Mitigated success is ok, but success with complications? Just so much better. https://twitter.com/gnomestew/status/1355162151124668416
OK, DEEP nerd time:

What is the difference between:
* Success with Complications
* Mitigated Success
* Success at a Cost

?

It would be reasonable to consider them synonyms, but naturally, I do not.
I could sidebar her with a whole thing about "what even is success", but let's just rely on the baseline. You rolled ok. You can do the thing. Yay! So what about all the varieties?
Success With Complications means the success itself goes off. You do the thing. However, things will not unfold as expected - things go off track, most often because of unintended consequences, but you succeeded!
Mitigated Success is a bit fuzzier. Sometimes it means incomplete success or success for lesser effect, and I generally shorthand it at "Success, BUT". The things that makes this tricky at the table is reinforcing that it *is* a success (wrt character competency) despite results
That is, Mitigated success should still respect character expertise. If your swordsman's attack does negligible damage, the fiction should reflect that there were mitigating circumstances, not that your swordsman abruptly sucked.
Success at a cost is "You *can* succeed if you are willing to pay the price." The price might be mechanical, or it might be fictional. To muddy waters further, the price might be Mitigated Success or Success with Complications.
What's kind of critical is that there's an element of choice to this.

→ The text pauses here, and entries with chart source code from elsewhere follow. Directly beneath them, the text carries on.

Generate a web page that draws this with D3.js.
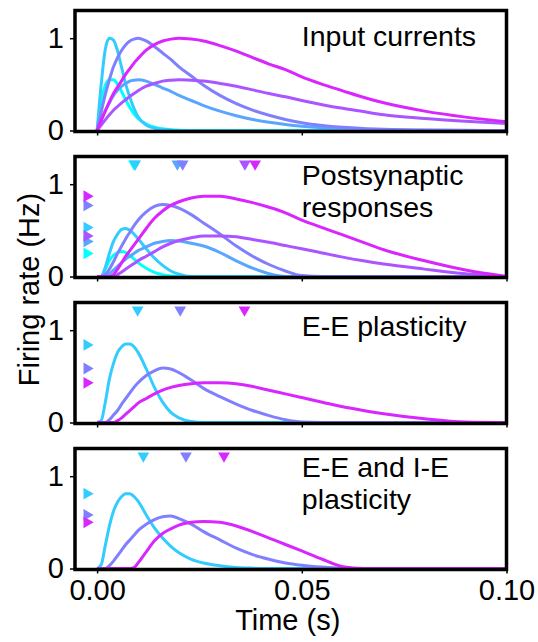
<!DOCTYPE html>
<html>
<head>
<meta charset="utf-8">
<script src="https://cdn.jsdelivr.net/npm/d3@7"></script>
<style>
  body { margin: 0; background: #fff; }
  svg text { font-family: "Liberation Sans", Arial, Helvetica, sans-serif; fill: #000; }
</style>
</head>
<body>
<svg id="chart" width="538" height="642"></svg>
<script>
// sample times (s), shared by every curve
const times = [0, .001, .002, .003, .004, .005, .006, .007, .008, .009, .010, .012, .014, .016, .018, .020,
  .023, .026, .030, .034, .038, .042, .046, .050, .055, .060, .065, .070, .080, .090, .100];

const xTicks = [0, 0.05, 0.1];
const xTickLabels = ["0.00", "0.05", "0.10"];
const yTicks = [0, 1];

const panelTitles = [["Input currents"], ["Postsynaptic", "responses"], ["E-E plasticity"], ["E-E and I-E", "plasticity"]];

// panel 1: input currents
const inputCurves = [
  [0, .30, .49, .55, .55, .50, .42, .33, .25, .18, .13, .07, .035, .018, .008, .004, 0, 0, 0, 0, 0, 0, 0, 0, 0, 0, 0, 0, 0, 0, 0],
  [0, .50, .88, 1.0, .98, .86, .68, .50, .36, .24, .15, .06, .025, .01, .004, .001, 0, 0, 0, 0, 0, 0, 0, 0, 0, 0, 0, 0, 0, 0, 0],
  [0, .11, .215, .30, .38, .435, .48, .51, .535, .545, .55, .535, .50, .46, .425, .38, .325, .27, .21, .16, .12, .09, .066, .047, .03, .019, .012, .008, .003, .001, 0],
  [0, .20, .39, .55, .69, .79, .87, .93, .97, .99, 1.0, .97, .91, .84, .77, .69, .59, .49, .38, .29, .22, .165, .12, .085, .055, .035, .022, .014, .005, .002, 0],
  [0, .06, .115, .17, .22, .26, .30, .335, .37, .40, .43, .48, .51, .535, .545, .55, .545, .535, .51, .48, .44, .40, .365, .325, .28, .24, .205, .17, .13, .10, .075],
  [0, .11, .21, .31, .40, .47, .54, .61, .67, .73, .78, .87, .93, .97, .99, 1.0, .99, .97, .92, .86, .79, .72, .66, .58, .50, .43, .36, .30, .21, .145, .095]
];

// panel 2: postsynaptic responses
const postCurves = [
  [0, 0, .08, .17, .23, .26, .27, .26, .23, .19, .15, .09, .045, .02, .005, 0, 0, 0, 0, 0, 0, 0, 0, 0, 0, 0, 0, 0, 0, 0, 0],
  [0, 0, .10, .25, .38, .46, .51, .52, .50, .46, .41, .30, .20, .12, .06, .025, 0, 0, 0, 0, 0, 0, 0, 0, 0, 0, 0, 0, 0, 0, 0],
  [0, 0, 0, .03, .07, .11, .15, .19, .22, .25, .28, .32, .36, .38, .39, .385, .36, .33, .26, .17, .09, .03, 0, 0, 0, 0, 0, 0, 0, 0, 0],
  [0, 0, .02, .08, .16, .25, .33, .41, .48, .55, .61, .70, .76, .78, .77, .74, .67, .58, .46, .33, .22, .13, .06, .01, 0, 0, 0, 0, 0, 0, 0],
  [0, 0, 0, 0, 0, .02, .05, .08, .11, .14, .17, .22, .27, .32, .36, .39, .42, .44, .44, .43, .40, .37, .335, .30, .255, .21, .17, .135, .08, .03, 0],
  [0, 0, 0, 0, .02, .08, .15, .22, .28, .34, .40, .52, .63, .71, .77, .81, .85, .87, .87, .84, .80, .75, .69, .61, .53, .45, .37, .29, .17, .07, 0]
];
const postPeakTimes = [.0090, .0093, .0196, .0209, .0361, .0386];
const postPeakRates = [.25, .53, .38, .77, .44, .87];

// panel 3: E-E plasticity
const eeCurves = [
  [0, .02, .22, .47, .64, .76, .82, .85, .85, .82, .76, .58, .38, .22, .11, .05, .01, 0, 0, 0, 0, 0, 0, 0, 0, 0, 0, 0, 0, 0, 0],
  [0, 0, 0, .03, .08, .13, .20, .26, .32, .38, .43, .51, .56, .59, .58, .54, .46, .37, .28, .20, .13, .075, .03, .005, 0, 0, 0, 0, 0, 0, 0],
  [0, 0, 0, 0, 0, .02, .05, .09, .13, .17, .21, .26, .31, .35, .38, .40, .42, .43, .43, .42, .39, .35, .31, .27, .22, .17, .13, .095, .04, .005, 0]
];
const eePeakTimes = [.0099, .0203, .0360];
const eePeakRates = [.84, .585, .43];

// panel 4: E-E and I-E plasticity
const eeieCurves = [
  [0, .04, .25, .46, .62, .72, .78, .81, .81, .78, .73, .58, .44, .33, .24, .17, .10, .06, .03, .012, .004, 0, 0, 0, 0, 0, 0, 0, 0, 0, 0],
  [0, 0, 0, .03, .08, .14, .20, .26, .31, .36, .41, .48, .53, .56, .57, .54, .48, .40, .31, .22, .15, .10, .06, .035, .015, .003, 0, 0, 0, 0, 0],
  [0, 0, 0, 0, 0, 0, 0, 0, 0, .01, .06, .18, .30, .38, .43, .47, .50, .51, .50, .46, .40, .33, .26, .19, .10, .02, 0, 0, 0, 0, 0]
];
const eeiePeakTimes = [.0113, .0217, .0310];
const eeiePeakRates = [.81, .58, .50];

const palette = ["#00ffff", "#33ccff", "#59a6ff", "#8080ff", "#aa55ff", "#d926ff"];

const panels = [
  { title: panelTitles[0], curves: inputCurves, colors: [0, 1, 2, 3, 4, 5], peakTimes: [], peakRates: [] },
  { title: panelTitles[1], curves: postCurves, colors: [0, 1, 2, 3, 4, 5], peakTimes: postPeakTimes, peakRates: postPeakRates },
  { title: panelTitles[2], curves: eeCurves, colors: [1, 3, 5], peakTimes: eePeakTimes, peakRates: eePeakRates },
  { title: panelTitles[3], curves: eeieCurves, colors: [1, 3, 5], peakTimes: eeiePeakTimes, peakRates: eeiePeakRates }
];

const svg = d3.select("#chart");
const left = 75, right = 506.5;
const panelH = 120, firstBase = 130.5, panelStep = 146;
const fontSize = 29;
const markerLevel = 1.22;      // rate at which peak-time markers sit
const markerTime = -0.0025;    // time at which peak-rate markers sit

const x = d3.scaleLinear().domain([-0.0054, 0.1]).range([left, right]);

panels.forEach((p, i) => {
  const base = firstBase + panelStep * i;
  const y = d3.scaleLinear().domain([0, 1.3]).range([base, base - panelH]);
  const g = svg.append("g");

  const line = d3.line()
    .x((d, k) => x(times[k]))
    .y(d => y(d))
    .curve(d3.curveMonotoneX);

  g.selectAll("path.curve")
    .data(p.curves)
    .enter()
    .append("path")
    .attr("class", "curve")
    .attr("d", d => line(d))
    .attr("fill", "none")
    .attr("stroke", (d, k) => palette[p.colors[k]])
    .attr("stroke-width", 3)
    .attr("stroke-linejoin", "round");

  // peak time markers (top) and peak rate markers (left)
  const tri = d3.symbol().type(d3.symbolTriangle).size(60);
  g.selectAll("path.ptime")
    .data(p.peakTimes)
    .enter()
    .append("path")
    .attr("class", "ptime")
    .attr("d", tri)
    .attr("transform", d => `translate(${x(d)},${y(markerLevel)}) rotate(180)`)
    .attr("fill", (d, k) => palette[p.colors[k]]);

  g.selectAll("path.prate")
    .data(p.peakRates)
    .enter()
    .append("path")
    .attr("class", "prate")
    .attr("d", tri)
    .attr("transform", d => `translate(${x(markerTime)},${y(d)}) rotate(90)`)
    .attr("fill", (d, k) => palette[p.colors[k]]);

  // axes
  const yAxis = g.append("g")
    .attr("transform", `translate(${left},0)`)
    .call(d3.axisLeft(y).tickValues(yTicks).tickSize(5).tickPadding(6).tickFormat(d3.format("d")));
  const last = i === panels.length - 1;
  const xAxis = g.append("g")
    .attr("transform", `translate(0,${base})`)
    .call(d3.axisBottom(x).tickValues(xTicks).tickSize(5).tickPadding(6)
      .tickFormat((d, k) => last ? xTickLabels[k] : ""));
  [yAxis, xAxis].forEach(a => {
    a.select(".domain").remove();
    a.selectAll(".tick line").attr("stroke", "#000").attr("stroke-width", 1.5);
    a.selectAll("text").style("font-size", fontSize + "px").attr("fill", "#000")
      .style("font-family", '"Liberation Sans", Arial, sans-serif');
  });

  g.append("rect")
    .attr("x", left)
    .attr("y", base - panelH)
    .attr("width", right - left)
    .attr("height", panelH + 1)
    .attr("fill", "none")
    .attr("stroke", "#000")
    .attr("stroke-width", 3.5);

  // panel title, one or two lines
  const twoLines = p.title.length > 1;
  const t = g.append("text")
    .attr("x", x(0.05))
    .attr("y", base - panelH + (twoLines ? 28 : (i === 0 ? 35 : 33)))
    .style("font-size", "28.5px");
  p.title.forEach((s, k) => {
    t.append("tspan").attr("x", x(0.05)).attr("dy", k === 0 ? 0 : 32).text(s);
  });
});

svg.append("text")
  .attr("x", (left + right) / 2 - 3)
  .attr("y", 630)
  .attr("text-anchor", "middle")
  .style("font-size", fontSize + "px")
  .text("Time (s)");

svg.append("text")
  .attr("transform", `translate(39,${(firstBase - panelH + firstBase + panelStep * 3) / 2}) rotate(-90)`)
  .attr("text-anchor", "middle")
  .style("font-size", fontSize + "px")
  .text("Firing rate (Hz)");
</script>
</body>
</html>
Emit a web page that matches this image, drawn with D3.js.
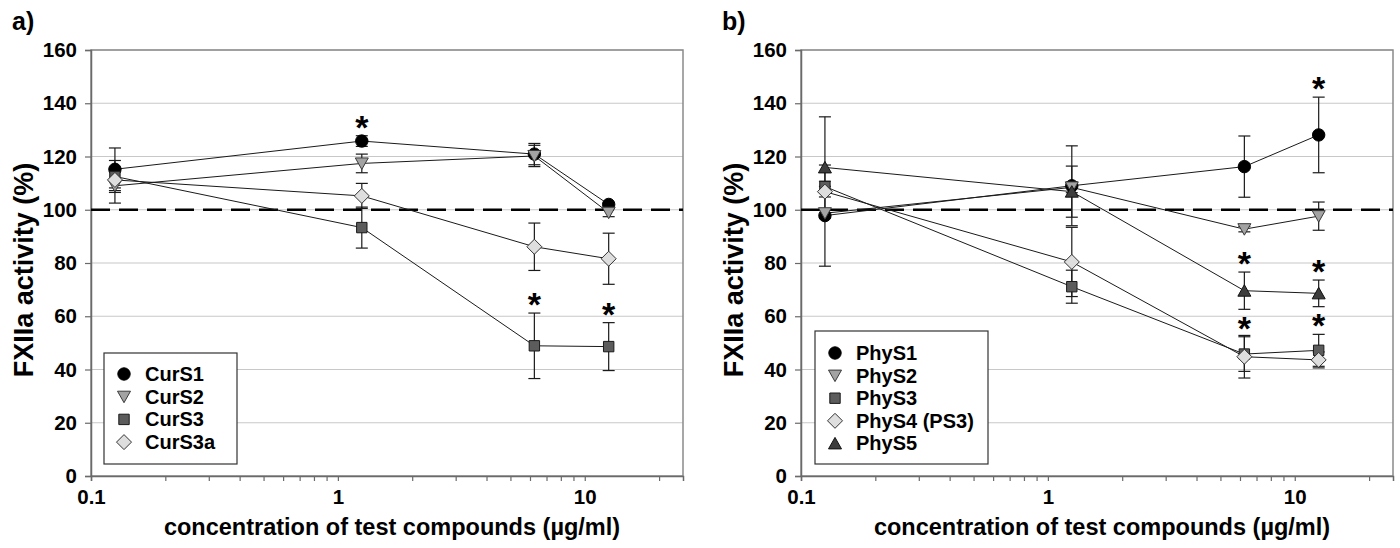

You *could* fail, if the price is too high. (If there's no choice, it's not a cost, it's the complication or mitigation that results). This can be very powerful, or very distracting.
If you wanted to really shorthand them, it would be something like:
* Success and...
* Success but...
* Success if...
Arguably, this is all a pretty fine distinction, but I like to make it because each of these solves a different sort of problem in play.
Success with Complications excels as a SCENE DRIVER. The complications can push the scene forward with new elements or interesting escalations. When I need to ramp action, complications are a go to.
Mitigation, on the other hand, is great when I want to stretch things out. I want to respect expertise, but I don't want to push onto the next thing. Mitigation is also a great way to signal difficulty without saying "no"
Costs, for me, are character moments. Unless it's a purely mechanical exercise, I want to introduce a cost when the choice is an INTERESTING one. Petty costs - the kind that the player is just going to go "of course" to, slow down play with no interesting return.
But *hard*, *Interesting* costs? Those ABSOLUTELY deserve a few moments of spotlight.
Now, I picked these three because there's kind of top of head. This topic is one that can be sliced VERY finely if one is so inclined, so please don't take these as comprehensive. They absolutely are not.